_DATA EXCERPTS_:
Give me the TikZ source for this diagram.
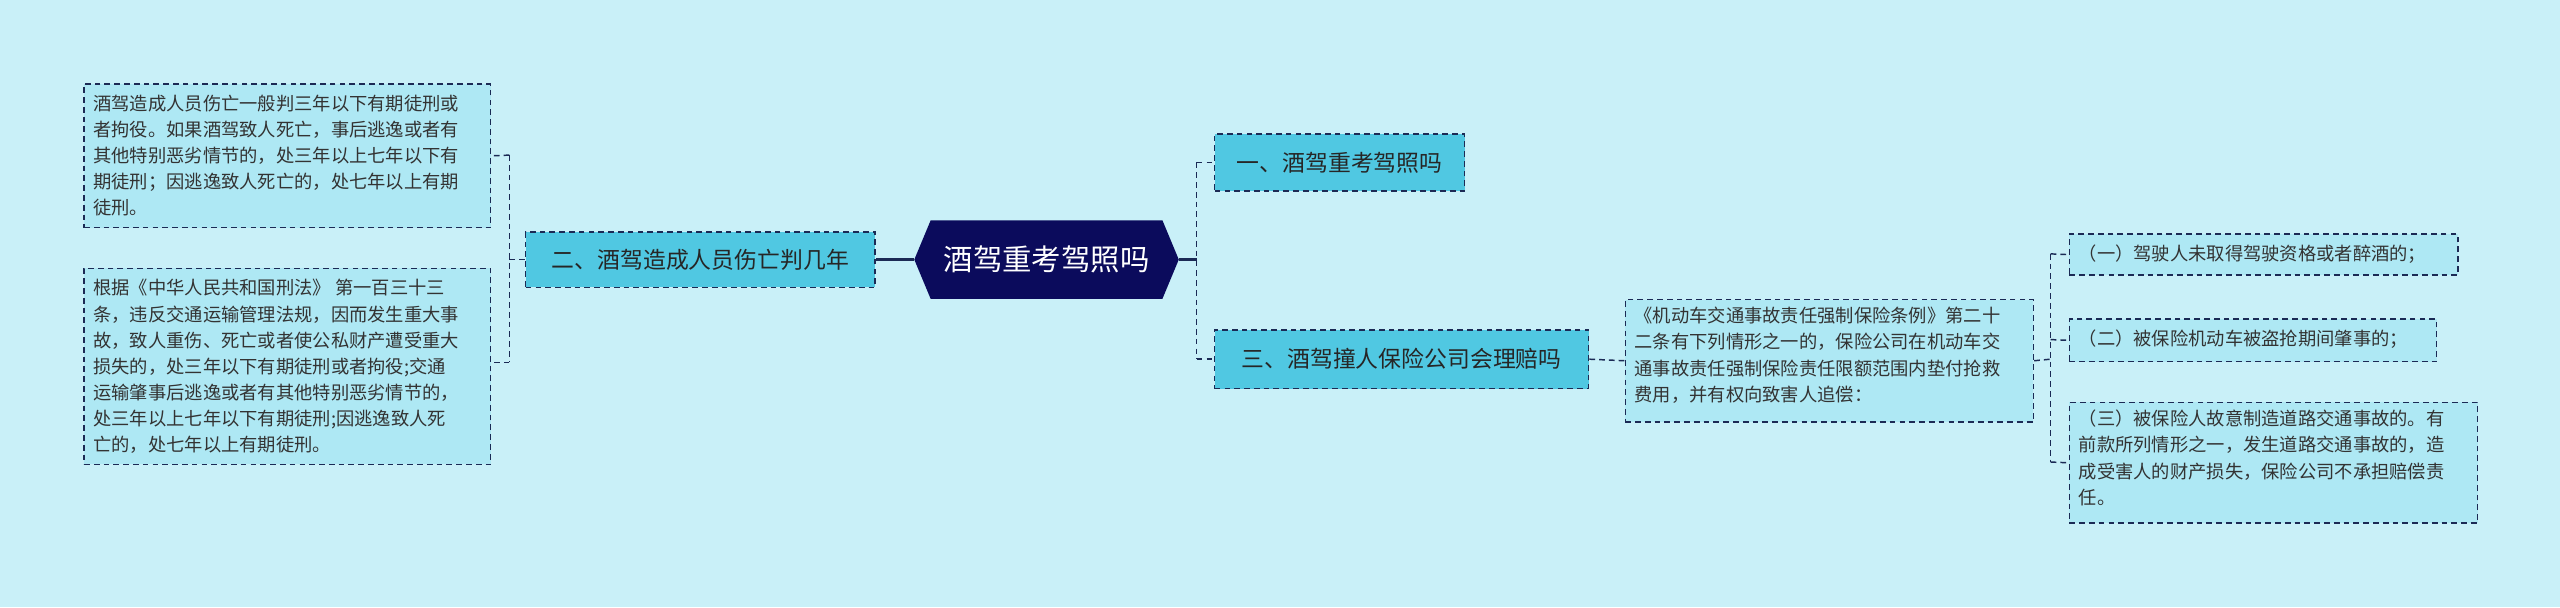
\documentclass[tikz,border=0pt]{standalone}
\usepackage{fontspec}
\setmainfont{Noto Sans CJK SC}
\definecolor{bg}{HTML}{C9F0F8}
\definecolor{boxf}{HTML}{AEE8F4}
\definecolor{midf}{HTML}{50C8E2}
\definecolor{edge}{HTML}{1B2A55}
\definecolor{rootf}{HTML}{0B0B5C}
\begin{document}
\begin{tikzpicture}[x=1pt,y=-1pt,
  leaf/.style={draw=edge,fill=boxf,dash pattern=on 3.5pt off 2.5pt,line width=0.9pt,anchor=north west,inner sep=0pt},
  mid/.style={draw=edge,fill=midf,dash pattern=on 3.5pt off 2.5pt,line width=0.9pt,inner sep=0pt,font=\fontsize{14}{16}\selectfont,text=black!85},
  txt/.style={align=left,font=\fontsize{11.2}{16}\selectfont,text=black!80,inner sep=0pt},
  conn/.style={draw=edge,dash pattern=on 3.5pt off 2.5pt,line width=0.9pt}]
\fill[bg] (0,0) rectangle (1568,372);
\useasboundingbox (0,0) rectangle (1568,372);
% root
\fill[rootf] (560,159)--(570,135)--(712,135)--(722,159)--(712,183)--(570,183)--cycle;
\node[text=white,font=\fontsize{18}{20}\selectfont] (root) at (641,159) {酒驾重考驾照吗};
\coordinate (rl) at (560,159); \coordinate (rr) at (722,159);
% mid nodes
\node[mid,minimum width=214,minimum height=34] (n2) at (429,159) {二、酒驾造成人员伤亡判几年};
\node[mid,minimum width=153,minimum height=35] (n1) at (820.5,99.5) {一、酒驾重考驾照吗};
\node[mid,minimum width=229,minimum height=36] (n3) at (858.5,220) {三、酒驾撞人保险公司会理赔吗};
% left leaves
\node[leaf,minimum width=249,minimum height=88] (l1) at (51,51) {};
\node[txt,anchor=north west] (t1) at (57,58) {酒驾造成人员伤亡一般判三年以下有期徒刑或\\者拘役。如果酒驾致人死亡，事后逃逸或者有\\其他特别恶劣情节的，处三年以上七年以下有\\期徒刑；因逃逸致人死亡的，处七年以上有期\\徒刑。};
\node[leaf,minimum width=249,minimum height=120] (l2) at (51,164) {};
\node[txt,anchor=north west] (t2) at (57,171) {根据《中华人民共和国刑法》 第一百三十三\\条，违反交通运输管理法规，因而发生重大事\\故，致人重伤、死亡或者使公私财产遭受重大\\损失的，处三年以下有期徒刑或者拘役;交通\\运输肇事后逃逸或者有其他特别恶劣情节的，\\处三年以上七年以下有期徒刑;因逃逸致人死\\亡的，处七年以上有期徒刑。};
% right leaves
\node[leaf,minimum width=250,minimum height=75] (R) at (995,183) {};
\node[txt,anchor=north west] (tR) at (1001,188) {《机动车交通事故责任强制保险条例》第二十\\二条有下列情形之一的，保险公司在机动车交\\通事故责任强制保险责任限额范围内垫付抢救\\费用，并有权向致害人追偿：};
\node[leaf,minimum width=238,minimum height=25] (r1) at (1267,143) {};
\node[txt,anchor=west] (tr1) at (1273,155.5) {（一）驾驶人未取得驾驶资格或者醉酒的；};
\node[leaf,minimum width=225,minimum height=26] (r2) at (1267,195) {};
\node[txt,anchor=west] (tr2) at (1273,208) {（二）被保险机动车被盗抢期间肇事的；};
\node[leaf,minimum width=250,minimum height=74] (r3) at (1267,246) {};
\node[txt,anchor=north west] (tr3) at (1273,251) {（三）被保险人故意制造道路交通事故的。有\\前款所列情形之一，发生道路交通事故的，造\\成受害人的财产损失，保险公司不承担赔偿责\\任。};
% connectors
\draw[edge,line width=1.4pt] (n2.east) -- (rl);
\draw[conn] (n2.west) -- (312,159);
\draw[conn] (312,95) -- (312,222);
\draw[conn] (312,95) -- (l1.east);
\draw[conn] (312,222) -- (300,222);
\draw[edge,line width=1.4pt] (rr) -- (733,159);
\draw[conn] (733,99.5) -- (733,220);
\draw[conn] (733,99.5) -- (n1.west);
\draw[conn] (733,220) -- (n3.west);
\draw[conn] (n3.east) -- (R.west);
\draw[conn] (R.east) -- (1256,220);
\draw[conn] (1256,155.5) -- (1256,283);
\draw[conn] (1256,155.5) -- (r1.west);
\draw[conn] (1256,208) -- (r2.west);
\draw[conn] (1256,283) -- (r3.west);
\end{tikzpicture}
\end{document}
...
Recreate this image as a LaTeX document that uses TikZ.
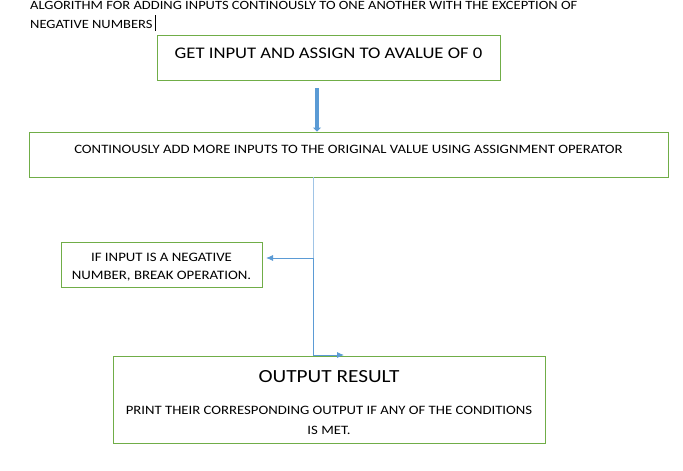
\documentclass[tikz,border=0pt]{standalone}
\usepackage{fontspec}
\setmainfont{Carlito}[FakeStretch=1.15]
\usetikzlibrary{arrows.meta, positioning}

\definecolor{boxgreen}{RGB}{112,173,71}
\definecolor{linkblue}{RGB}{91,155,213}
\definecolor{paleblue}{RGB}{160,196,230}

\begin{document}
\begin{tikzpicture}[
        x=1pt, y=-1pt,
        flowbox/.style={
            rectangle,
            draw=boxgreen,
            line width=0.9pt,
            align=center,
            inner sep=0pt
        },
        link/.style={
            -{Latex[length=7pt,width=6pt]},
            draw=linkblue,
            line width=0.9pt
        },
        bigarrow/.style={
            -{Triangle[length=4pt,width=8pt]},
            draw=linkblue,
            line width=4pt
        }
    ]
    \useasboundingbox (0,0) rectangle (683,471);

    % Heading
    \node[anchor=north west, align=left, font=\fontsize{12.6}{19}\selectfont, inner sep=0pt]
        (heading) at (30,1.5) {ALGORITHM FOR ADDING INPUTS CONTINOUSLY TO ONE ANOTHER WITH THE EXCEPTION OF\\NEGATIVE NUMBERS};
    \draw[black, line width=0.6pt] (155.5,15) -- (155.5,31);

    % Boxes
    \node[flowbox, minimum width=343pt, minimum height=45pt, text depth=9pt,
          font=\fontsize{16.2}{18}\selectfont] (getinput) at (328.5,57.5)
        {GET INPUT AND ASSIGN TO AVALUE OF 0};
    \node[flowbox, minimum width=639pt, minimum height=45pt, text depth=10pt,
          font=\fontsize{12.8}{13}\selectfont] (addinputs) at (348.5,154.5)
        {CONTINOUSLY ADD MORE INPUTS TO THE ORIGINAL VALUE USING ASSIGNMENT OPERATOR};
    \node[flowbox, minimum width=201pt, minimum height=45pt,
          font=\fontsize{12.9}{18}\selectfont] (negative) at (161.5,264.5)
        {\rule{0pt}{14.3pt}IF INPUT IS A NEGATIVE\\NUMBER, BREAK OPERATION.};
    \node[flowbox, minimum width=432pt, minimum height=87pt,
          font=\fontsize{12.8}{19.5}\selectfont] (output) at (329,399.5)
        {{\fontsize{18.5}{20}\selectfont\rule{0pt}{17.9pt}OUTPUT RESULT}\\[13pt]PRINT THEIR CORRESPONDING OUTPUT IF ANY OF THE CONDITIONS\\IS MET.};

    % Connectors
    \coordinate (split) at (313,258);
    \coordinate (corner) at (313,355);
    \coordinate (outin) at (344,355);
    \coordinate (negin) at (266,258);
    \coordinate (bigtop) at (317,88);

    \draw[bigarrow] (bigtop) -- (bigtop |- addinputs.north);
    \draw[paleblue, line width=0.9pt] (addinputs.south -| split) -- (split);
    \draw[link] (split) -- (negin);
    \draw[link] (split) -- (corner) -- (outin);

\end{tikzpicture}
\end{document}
---
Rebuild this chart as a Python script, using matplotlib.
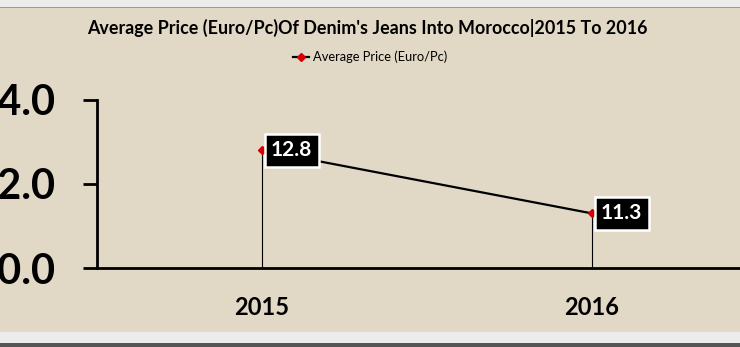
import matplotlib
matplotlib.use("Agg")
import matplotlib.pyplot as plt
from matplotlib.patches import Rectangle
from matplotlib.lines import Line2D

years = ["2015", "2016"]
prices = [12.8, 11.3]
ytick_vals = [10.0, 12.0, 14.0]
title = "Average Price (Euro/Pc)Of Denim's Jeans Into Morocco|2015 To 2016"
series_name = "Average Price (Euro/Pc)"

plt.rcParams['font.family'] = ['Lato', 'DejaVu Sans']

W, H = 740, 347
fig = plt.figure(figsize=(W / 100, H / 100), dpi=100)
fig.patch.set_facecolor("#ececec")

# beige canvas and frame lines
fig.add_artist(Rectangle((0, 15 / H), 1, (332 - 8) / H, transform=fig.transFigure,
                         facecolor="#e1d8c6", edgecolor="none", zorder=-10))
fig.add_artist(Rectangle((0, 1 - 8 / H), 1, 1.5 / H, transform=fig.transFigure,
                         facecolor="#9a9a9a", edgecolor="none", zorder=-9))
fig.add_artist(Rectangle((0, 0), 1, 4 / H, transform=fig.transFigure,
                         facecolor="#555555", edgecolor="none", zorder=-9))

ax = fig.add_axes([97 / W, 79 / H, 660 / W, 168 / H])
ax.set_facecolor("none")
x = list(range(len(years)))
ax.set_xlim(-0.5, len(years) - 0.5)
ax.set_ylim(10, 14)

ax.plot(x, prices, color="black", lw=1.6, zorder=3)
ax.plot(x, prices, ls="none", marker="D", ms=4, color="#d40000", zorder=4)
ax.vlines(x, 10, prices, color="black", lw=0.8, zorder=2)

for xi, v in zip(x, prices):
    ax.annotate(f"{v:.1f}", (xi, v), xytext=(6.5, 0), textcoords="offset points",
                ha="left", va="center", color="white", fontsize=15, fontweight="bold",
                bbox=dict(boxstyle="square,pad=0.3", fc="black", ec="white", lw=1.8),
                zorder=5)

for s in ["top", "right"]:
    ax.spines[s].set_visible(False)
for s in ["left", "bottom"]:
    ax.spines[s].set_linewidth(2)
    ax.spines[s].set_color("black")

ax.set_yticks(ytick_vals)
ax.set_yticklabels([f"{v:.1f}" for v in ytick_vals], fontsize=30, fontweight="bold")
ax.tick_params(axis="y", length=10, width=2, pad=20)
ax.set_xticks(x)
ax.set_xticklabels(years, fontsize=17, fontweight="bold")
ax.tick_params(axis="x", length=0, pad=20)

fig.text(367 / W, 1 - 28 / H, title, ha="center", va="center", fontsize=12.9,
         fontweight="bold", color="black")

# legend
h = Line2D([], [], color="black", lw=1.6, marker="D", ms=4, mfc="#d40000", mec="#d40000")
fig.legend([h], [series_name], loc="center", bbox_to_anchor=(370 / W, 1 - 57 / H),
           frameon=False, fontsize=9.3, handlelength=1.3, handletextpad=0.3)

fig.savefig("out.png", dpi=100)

_WHAT YOU WILL DO_: Within the listing above, extract exactly the lines that run from the one containing "Recreate this image" through the one containing "(155.5,15) -- (155.5,31);", excluding any pictures.

_WRITTEN SOLUTION_:
Recreate this image as a LaTeX document that uses TikZ.
\documentclass[tikz,border=0pt]{standalone}
\usepackage{fontspec}
\setmainfont{Carlito}[FakeStretch=1.15]
\usetikzlibrary{arrows.meta, positioning}

\definecolor{boxgreen}{RGB}{112,173,71}
\definecolor{linkblue}{RGB}{91,155,213}
\definecolor{paleblue}{RGB}{160,196,230}

\begin{document}
\begin{tikzpicture}[
        x=1pt, y=-1pt,
        flowbox/.style={
            rectangle,
            draw=boxgreen,
            line width=0.9pt,
            align=center,
            inner sep=0pt
        },
        link/.style={
            -{Latex[length=7pt,width=6pt]},
            draw=linkblue,
            line width=0.9pt
        },
        bigarrow/.style={
            -{Triangle[length=4pt,width=8pt]},
            draw=linkblue,
            line width=4pt
        }
    ]
    \useasboundingbox (0,0) rectangle (683,471);

    % Heading
    \node[anchor=north west, align=left, font=\fontsize{12.6}{19}\selectfont, inner sep=0pt]
        (heading) at (30,1.5) {ALGORITHM FOR ADDING INPUTS CONTINOUSLY TO ONE ANOTHER WITH THE EXCEPTION OF\\NEGATIVE NUMBERS};
    \draw[black, line width=0.6pt] (155.5,15) -- (155.5,31);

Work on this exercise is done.